By Alexander J. Finerman, Contributing Writer

About 40 members of the Association for Black Harvard Women (ABHW) gathered Monday night to elect Helen Ogbara ’05 as the next president of the 28-year old organization.

Ogbara and ABHW members said the newly-elected executive board—comprised mostly of first-years—will be charged with increasing the group’s membership and its profile on campus.

The board’s mission is “mainly just to increase the membership base, to get a strong membership base going,” Ogbara said.

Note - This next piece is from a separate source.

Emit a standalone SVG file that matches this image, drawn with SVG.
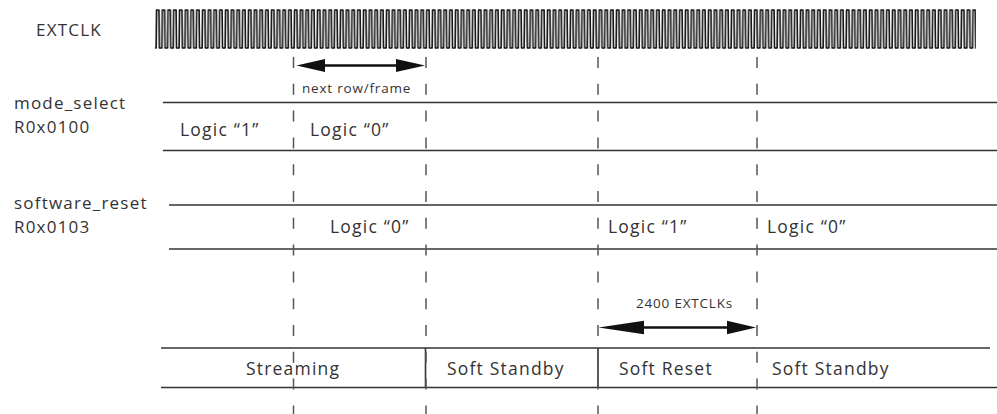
<svg xmlns="http://www.w3.org/2000/svg" width="997" height="414" viewBox="0 0 997 414">
<style>
  text { font-family: "Open Sans", "Noto Sans", "DejaVu Sans", sans-serif; fill: #333; font-weight: 400; }
  .lbl { font-size: 17px; letter-spacing: 1.2px; }
  .big { font-size: 17.5px; letter-spacing: 1.2px; }
  .sm { font-size: 13.5px; letter-spacing: 0.8px; }
  .ln { stroke: #333; stroke-width: 1.6; fill: none; }
  .dash { stroke: #555; stroke-width: 1.5; stroke-dasharray: 11 15.8; fill: none; }
  .shaft { stroke: #111; stroke-width: 2.5; fill: none; }
  .head { fill: #111; }
</style>
<defs>
  <pattern id="clk" patternUnits="userSpaceOnUse" x="155" y="0" width="5.75" height="60">
    <path d="M0,48 L1.1,48 L1.5,10 L3.9,10 L4.3,48 L5.75,48" stroke="#111" stroke-width="1.6" fill="none" stroke-linejoin="round"/>
  </pattern>
</defs>
<rect width="997" height="414" fill="#fff"/>

<g id="extclk">
  <text class="lbl" x="36" y="36">EXTCLK</text>
  <rect x="155" y="8" width="821" height="42" fill="url(#clk)"/>
</g>

<g id="mode_select">
  <text class="lbl" x="14" y="109">mode_select</text>
  <text class="lbl" x="14" y="133">R0x0100</text>
  <line class="ln" x1="163" y1="102.5" x2="997" y2="102.5"/>
  <line class="ln" x1="163" y1="150.5" x2="997" y2="150.5"/>
  <text class="big" x="180" y="136">Logic “1”</text>
  <text class="big" x="310" y="136">Logic “0”</text>
</g>

<g id="software_reset">
  <text class="lbl" x="14" y="209">software_reset</text>
  <text class="lbl" x="14" y="233">R0x0103</text>
  <line class="ln" x1="169" y1="205" x2="997" y2="205"/>
  <line class="ln" x1="169" y1="249" x2="997" y2="249"/>
  <text class="big" x="330" y="233">Logic “0”</text>
  <text class="big" x="608" y="233">Logic “1”</text>
  <text class="big" x="767" y="233">Logic “0”</text>
</g>

<g id="state">
  <line class="ln" x1="161" y1="348" x2="990" y2="348"/>
  <line class="ln" x1="161" y1="387.5" x2="997" y2="387.5"/>
  <line class="ln" x1="425.5" y1="348" x2="425.5" y2="387.5"/>
  <line class="ln" x1="598" y1="348" x2="598" y2="387.5"/>
  <text class="big" x="246" y="375">Streaming</text>
  <text class="big" x="447" y="375">Soft Standby</text>
  <text class="big" x="619" y="375">Soft Reset</text>
  <text class="big" x="772" y="375">Soft Standby</text>
</g>

<g id="connectors">
  <line class="dash" x1="293.5" y1="57" x2="293.5" y2="414"/>
  <line class="dash" x1="426" y1="57" x2="426" y2="414"/>
  <line class="dash" x1="598" y1="57" x2="598" y2="414"/>
  <line class="dash" x1="757" y1="57" x2="757" y2="414"/>

  <line class="shaft" x1="322" y1="65.5" x2="400" y2="65.5"/>
  <polygon class="head" points="296.5,65.5 325,59 325,72"/>
  <polygon class="head" points="425,65.5 396,59 396,72"/>
  <text class="sm" x="302" y="93">next row/frame</text>

  <line class="shaft" x1="640" y1="327.5" x2="730" y2="327.5"/>
  <polygon class="head" points="598.5,327.5 644,320.7 644,334.3"/>
  <polygon class="head" points="756,327.5 727,320.7 727,334.3"/>
  <text class="sm" x="636" y="308">2400 EXTCLKs</text>
</g>
</svg>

“I was really pleased with the number of women who turned up to vote,” said Allana Jackson ’03, the current president of the group, which was founded to promote the interests of black women on campus. “I thought the members showed a lot of investment in the organization.”

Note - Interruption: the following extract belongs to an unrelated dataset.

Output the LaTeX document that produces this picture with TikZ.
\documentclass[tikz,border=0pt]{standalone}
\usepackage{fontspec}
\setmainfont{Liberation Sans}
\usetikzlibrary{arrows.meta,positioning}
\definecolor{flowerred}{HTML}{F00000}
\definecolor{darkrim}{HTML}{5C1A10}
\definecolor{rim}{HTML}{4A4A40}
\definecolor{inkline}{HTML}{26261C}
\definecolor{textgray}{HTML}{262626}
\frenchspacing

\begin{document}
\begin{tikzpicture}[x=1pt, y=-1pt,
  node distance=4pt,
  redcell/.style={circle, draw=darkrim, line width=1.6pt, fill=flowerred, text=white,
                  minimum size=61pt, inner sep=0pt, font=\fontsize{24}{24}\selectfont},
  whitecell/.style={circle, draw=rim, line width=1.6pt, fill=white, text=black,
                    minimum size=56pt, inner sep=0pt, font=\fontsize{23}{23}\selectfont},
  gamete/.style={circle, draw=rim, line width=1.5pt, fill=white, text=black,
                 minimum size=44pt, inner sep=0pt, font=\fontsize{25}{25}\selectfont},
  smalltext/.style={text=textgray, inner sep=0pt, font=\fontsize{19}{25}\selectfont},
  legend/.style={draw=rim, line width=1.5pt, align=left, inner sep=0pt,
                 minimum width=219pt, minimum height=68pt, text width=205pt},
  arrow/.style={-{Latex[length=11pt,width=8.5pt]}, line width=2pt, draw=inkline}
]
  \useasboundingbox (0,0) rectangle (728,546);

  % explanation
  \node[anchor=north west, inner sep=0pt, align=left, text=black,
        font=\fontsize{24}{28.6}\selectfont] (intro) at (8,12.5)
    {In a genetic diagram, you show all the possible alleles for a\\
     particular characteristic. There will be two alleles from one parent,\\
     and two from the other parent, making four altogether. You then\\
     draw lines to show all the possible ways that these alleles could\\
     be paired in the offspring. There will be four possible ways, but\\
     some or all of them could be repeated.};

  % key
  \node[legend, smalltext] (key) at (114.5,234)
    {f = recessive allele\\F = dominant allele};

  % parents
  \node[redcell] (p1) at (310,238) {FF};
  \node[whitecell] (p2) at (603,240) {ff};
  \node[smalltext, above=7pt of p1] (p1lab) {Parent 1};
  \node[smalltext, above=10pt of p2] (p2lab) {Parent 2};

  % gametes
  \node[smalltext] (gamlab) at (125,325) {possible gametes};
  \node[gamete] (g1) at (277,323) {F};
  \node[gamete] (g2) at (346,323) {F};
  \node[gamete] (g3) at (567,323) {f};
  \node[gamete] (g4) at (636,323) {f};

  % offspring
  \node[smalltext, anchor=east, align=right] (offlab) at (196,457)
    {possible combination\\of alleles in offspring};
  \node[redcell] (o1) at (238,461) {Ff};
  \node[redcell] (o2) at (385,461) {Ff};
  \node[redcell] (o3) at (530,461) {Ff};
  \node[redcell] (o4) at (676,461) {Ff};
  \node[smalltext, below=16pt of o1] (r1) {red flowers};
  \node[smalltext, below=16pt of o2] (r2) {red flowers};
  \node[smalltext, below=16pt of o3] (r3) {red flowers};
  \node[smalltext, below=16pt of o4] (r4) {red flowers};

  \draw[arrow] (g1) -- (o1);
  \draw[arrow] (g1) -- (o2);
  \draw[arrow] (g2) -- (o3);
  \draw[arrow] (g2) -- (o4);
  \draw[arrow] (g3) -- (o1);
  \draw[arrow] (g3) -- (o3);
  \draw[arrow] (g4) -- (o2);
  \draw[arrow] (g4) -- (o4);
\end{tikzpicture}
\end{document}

Both Jackson and members of the incoming board said that community building and recruitment would be the focus of the group in the coming year.

“Next year I hope we can build community, really foster community of black women on campus,” Jackson said.

Newly elected publicity director Shana Cloud ’06 said she’ll focus on “getting us heard a lot more around campus.”

She also said the ABHW will be “really focusing on the freshmen.”

“They will try adopting freshmen as soon as they set foot on campus,” historian-elect Lisa Gordon ’06 said.

“It’s going to be more of an effort on all of us to make a connection with them, make them feel at home,” she said.

Cloud said that she may even try to move in early this fall to connect with first-years and “get their attention as early as possible.”

“Because the network is there, really and truly the only way that you can get all these freshmen is just face-to-face contact,” Gordon said.

She said that other projects planned for the coming year include making charm necklaces with the ABHW logo to help community building, revamping the organization’s website, and trying to restart the Boston Black Student Network that connects students and student groups across the Boston area.

“We were very encouraged” by the elections, Ogbara said, “and I think the membership was encouraged too.”

Other board members are: Angela A. Smedley ’04, vice president; Nenna N. Nwazota ’06, secretary; Kaego H. Ogbechie ’05, treasurer; Nicole M. Laws ’06, social chair; and Joy A. Cooper ’06, community service chair.